[Records to use]

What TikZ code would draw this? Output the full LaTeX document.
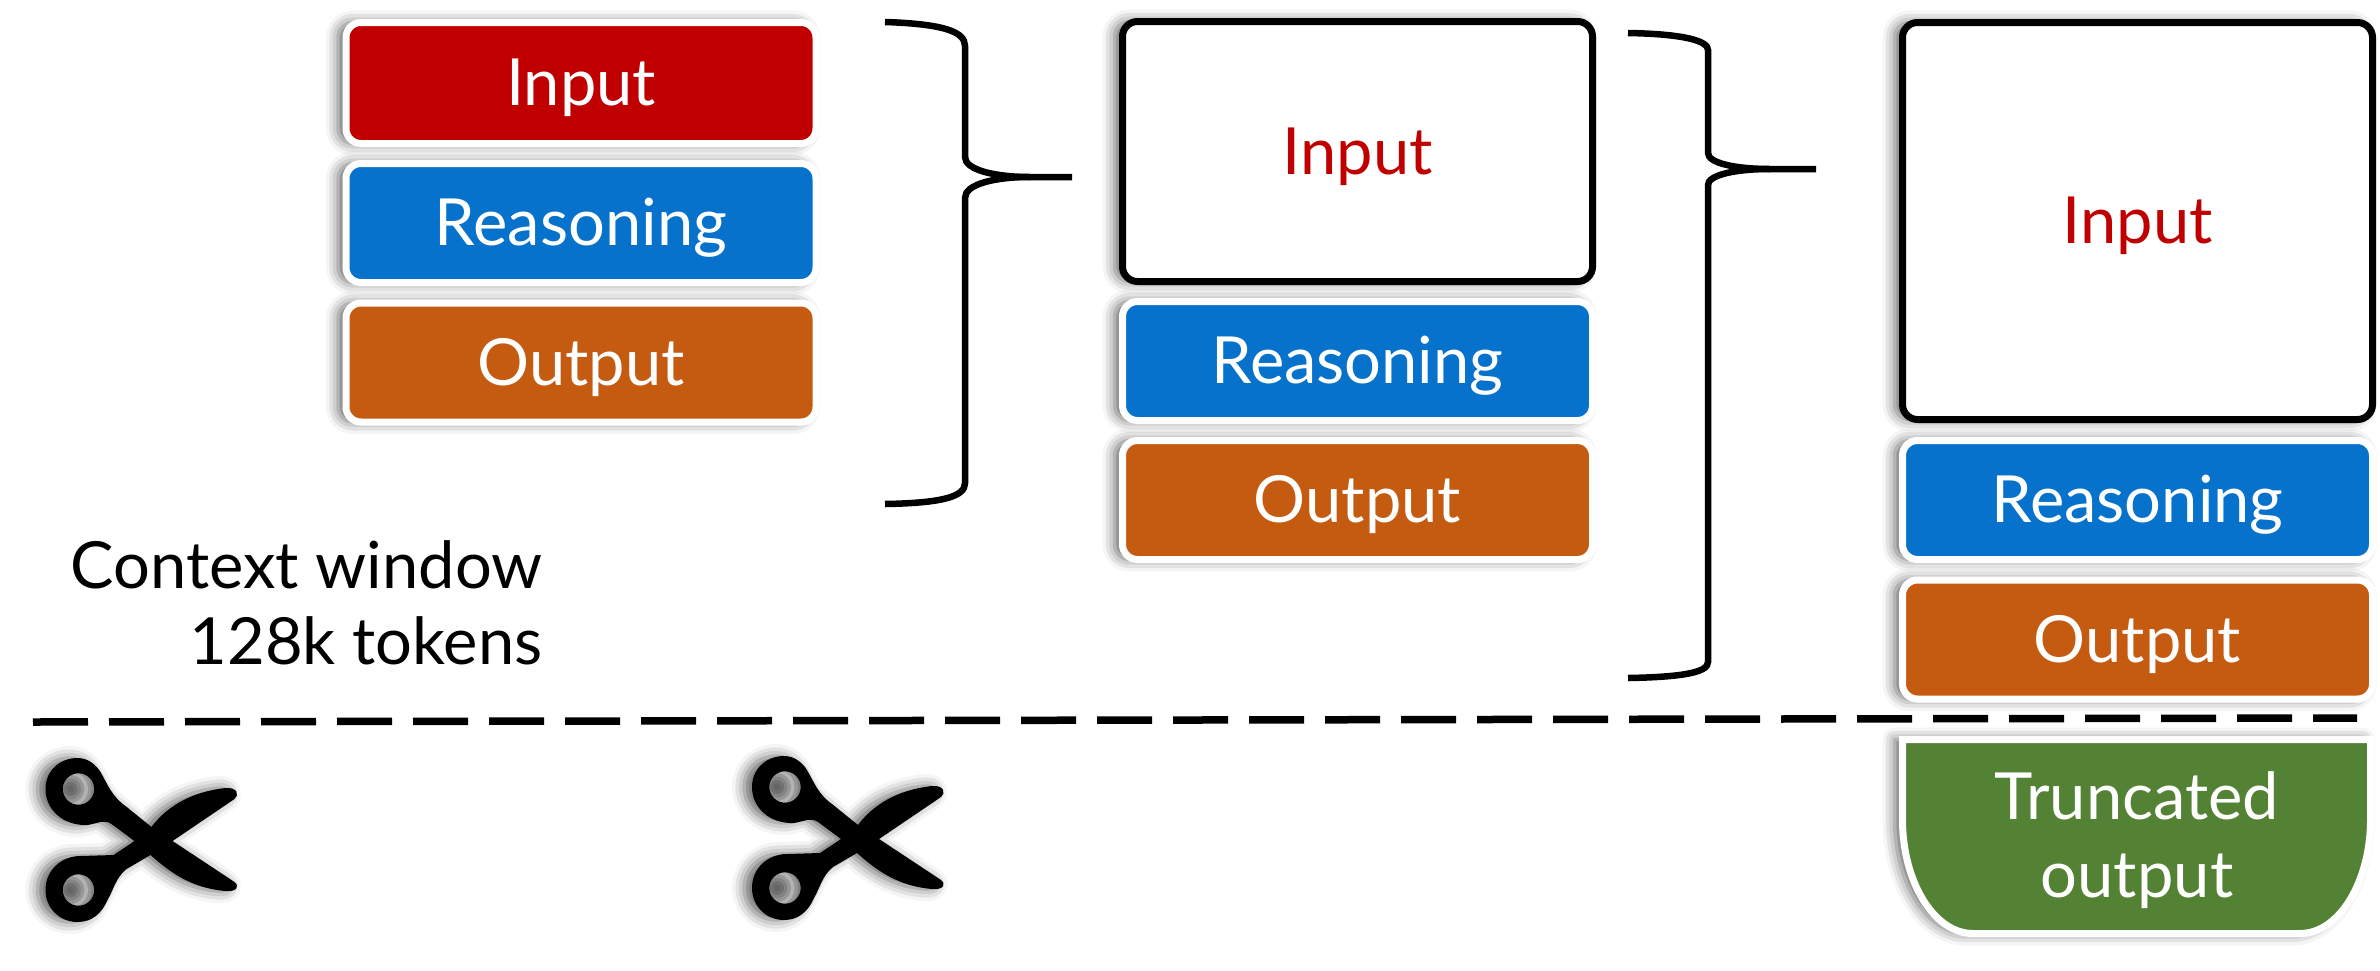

...

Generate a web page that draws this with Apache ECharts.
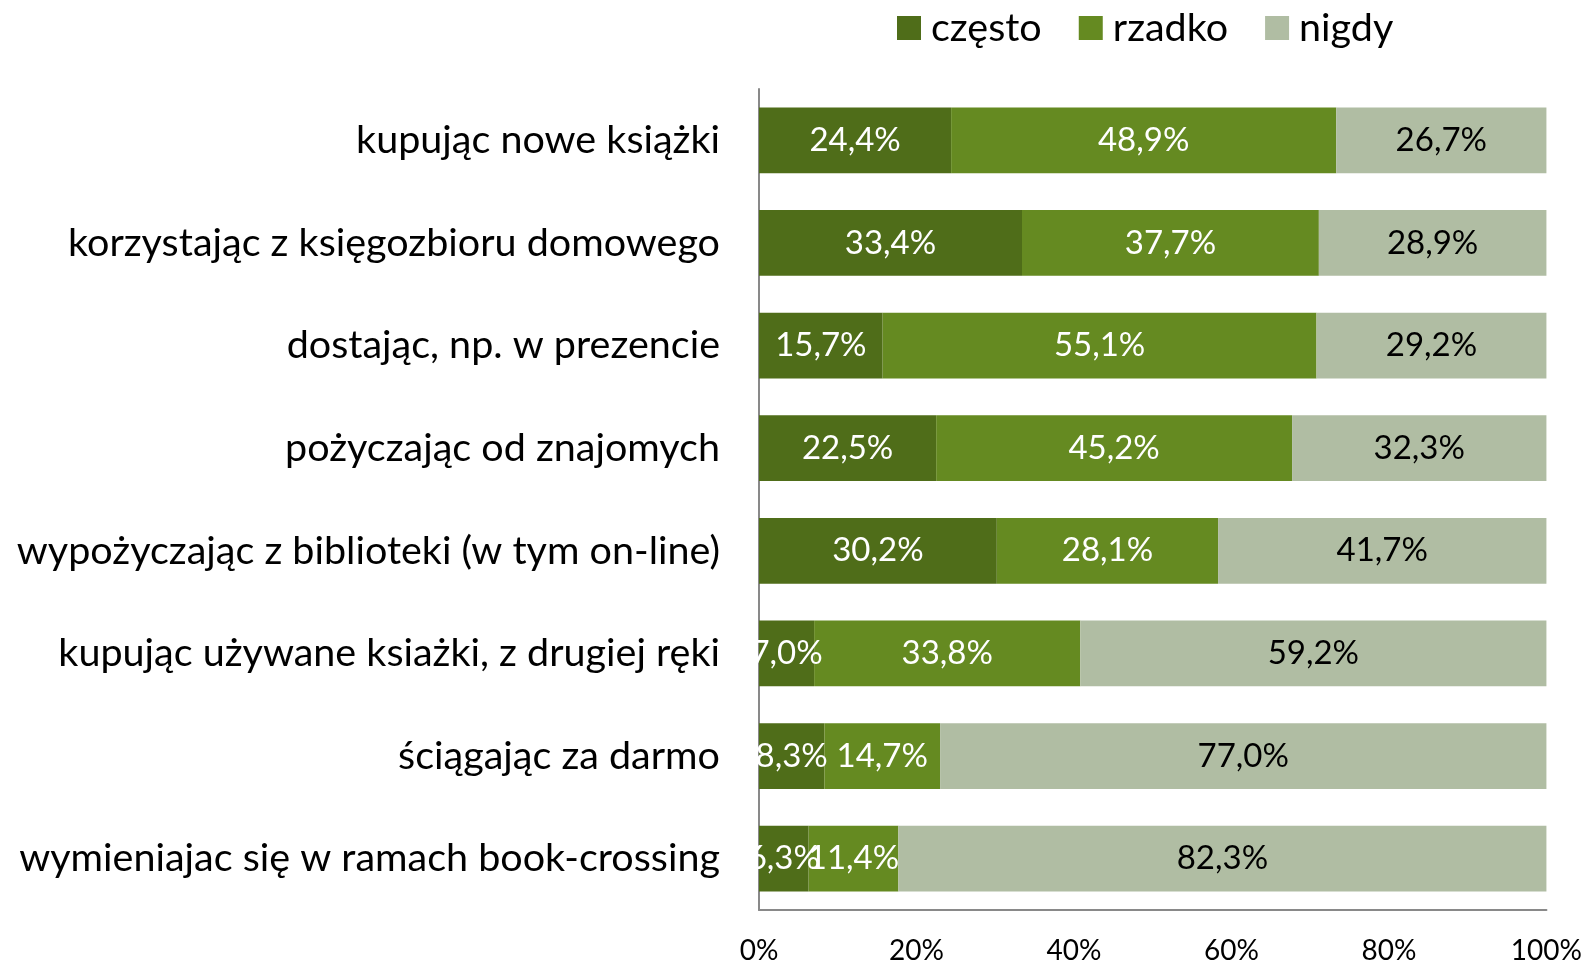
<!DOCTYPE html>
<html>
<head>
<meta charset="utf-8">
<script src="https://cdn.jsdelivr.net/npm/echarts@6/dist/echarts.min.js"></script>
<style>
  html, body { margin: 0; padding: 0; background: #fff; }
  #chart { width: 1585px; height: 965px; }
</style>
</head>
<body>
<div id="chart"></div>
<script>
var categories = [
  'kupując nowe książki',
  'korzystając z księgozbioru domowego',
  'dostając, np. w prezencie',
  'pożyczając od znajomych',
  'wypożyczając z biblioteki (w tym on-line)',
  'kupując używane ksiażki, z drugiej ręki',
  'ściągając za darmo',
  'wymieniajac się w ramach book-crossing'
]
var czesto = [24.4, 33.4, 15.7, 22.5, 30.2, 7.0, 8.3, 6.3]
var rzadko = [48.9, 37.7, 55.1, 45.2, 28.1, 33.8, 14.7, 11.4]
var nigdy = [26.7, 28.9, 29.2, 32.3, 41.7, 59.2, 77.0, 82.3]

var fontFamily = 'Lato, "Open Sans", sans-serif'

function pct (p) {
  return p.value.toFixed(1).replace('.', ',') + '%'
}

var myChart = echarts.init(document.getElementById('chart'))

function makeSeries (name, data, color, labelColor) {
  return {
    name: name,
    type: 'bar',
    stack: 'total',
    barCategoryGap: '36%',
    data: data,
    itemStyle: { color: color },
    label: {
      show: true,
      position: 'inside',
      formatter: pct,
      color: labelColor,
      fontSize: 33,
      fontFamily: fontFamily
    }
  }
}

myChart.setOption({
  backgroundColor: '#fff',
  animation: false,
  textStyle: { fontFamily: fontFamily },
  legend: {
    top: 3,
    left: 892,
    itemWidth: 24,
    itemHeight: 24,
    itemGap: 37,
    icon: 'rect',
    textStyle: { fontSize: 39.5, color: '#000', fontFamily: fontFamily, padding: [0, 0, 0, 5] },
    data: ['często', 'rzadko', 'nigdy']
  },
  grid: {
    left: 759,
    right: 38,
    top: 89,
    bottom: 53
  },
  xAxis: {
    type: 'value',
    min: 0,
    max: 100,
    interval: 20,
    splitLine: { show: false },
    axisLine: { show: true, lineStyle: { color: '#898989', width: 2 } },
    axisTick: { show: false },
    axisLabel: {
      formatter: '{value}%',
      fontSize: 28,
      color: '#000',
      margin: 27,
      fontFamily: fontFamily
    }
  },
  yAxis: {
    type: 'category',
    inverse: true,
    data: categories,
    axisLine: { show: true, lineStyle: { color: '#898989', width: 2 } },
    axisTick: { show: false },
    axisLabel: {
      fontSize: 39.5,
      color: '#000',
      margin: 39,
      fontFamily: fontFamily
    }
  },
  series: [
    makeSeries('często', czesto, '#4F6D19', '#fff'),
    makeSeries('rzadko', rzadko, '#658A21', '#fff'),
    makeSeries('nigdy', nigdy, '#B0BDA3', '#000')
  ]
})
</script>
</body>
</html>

* * *

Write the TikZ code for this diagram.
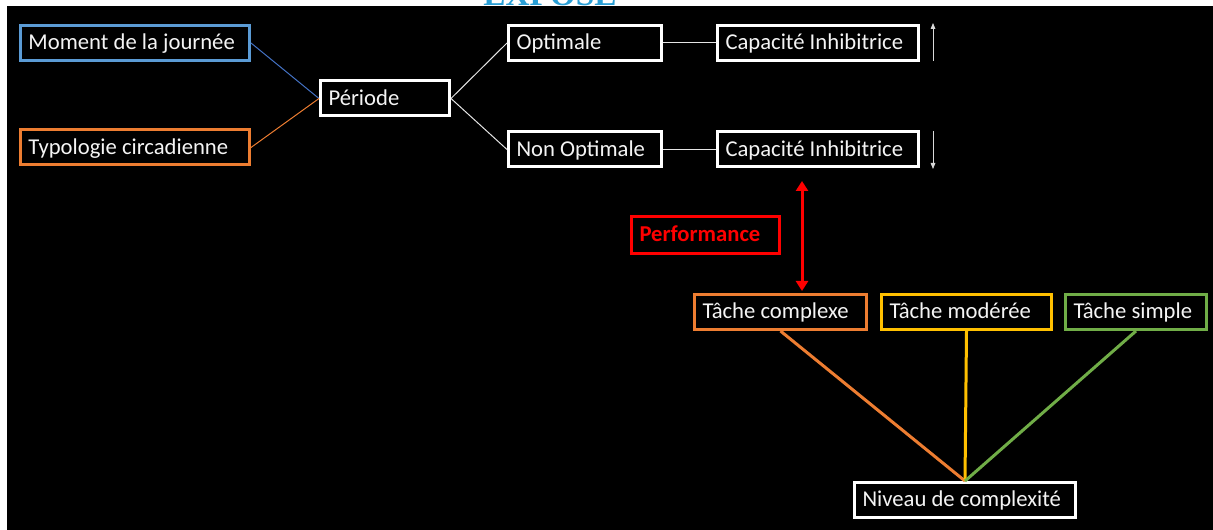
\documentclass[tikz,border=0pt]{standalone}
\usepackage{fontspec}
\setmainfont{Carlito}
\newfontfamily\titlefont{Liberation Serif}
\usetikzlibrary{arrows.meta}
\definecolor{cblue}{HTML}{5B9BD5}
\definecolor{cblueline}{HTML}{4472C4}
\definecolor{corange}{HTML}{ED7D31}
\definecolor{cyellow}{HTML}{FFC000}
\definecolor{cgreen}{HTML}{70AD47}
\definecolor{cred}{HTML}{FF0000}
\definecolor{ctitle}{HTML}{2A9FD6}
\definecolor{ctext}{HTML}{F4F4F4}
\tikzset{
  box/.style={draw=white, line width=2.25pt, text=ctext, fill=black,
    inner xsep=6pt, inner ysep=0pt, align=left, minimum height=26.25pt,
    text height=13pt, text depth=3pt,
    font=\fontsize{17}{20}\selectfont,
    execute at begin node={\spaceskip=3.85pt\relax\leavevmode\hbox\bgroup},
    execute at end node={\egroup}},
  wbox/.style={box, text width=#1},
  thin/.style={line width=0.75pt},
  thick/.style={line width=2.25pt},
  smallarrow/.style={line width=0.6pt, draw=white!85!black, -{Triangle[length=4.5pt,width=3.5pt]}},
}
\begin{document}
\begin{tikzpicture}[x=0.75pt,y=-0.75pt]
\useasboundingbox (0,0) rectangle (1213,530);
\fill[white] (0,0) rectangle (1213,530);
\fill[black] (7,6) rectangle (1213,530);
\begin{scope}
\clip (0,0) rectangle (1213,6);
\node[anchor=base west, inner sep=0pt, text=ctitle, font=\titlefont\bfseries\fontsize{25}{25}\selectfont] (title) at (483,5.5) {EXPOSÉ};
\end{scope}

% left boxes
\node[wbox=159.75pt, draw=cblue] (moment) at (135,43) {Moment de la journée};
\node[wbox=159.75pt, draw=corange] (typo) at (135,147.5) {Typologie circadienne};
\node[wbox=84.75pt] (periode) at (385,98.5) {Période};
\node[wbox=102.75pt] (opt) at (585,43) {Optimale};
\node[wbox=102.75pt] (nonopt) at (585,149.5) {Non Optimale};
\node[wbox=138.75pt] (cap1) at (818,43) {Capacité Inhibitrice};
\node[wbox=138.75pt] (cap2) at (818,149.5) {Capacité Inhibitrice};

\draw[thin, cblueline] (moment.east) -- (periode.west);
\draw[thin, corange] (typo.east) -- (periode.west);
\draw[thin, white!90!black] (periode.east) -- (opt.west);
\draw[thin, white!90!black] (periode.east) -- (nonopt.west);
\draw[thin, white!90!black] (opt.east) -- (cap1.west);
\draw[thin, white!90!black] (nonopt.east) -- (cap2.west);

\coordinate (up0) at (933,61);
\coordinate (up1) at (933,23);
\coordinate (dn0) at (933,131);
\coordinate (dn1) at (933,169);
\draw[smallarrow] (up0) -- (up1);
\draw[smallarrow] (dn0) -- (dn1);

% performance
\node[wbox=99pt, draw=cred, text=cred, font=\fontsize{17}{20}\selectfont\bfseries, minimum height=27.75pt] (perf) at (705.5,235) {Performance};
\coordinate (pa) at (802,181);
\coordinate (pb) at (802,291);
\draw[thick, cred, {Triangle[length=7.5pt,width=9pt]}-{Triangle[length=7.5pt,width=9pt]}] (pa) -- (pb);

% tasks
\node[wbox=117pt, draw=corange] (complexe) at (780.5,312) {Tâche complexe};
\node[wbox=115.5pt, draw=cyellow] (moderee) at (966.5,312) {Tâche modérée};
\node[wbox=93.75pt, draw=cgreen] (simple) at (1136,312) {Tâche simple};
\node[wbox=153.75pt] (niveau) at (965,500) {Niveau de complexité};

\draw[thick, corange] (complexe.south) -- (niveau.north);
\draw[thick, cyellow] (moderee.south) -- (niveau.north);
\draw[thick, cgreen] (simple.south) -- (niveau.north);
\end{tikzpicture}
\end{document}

[Task directions] Locate the string "code" in the listing above and copy every line where it occurs.

[Correct answer]
What TikZ code would draw this? Output the full LaTeX document.
Write the TikZ code for this diagram.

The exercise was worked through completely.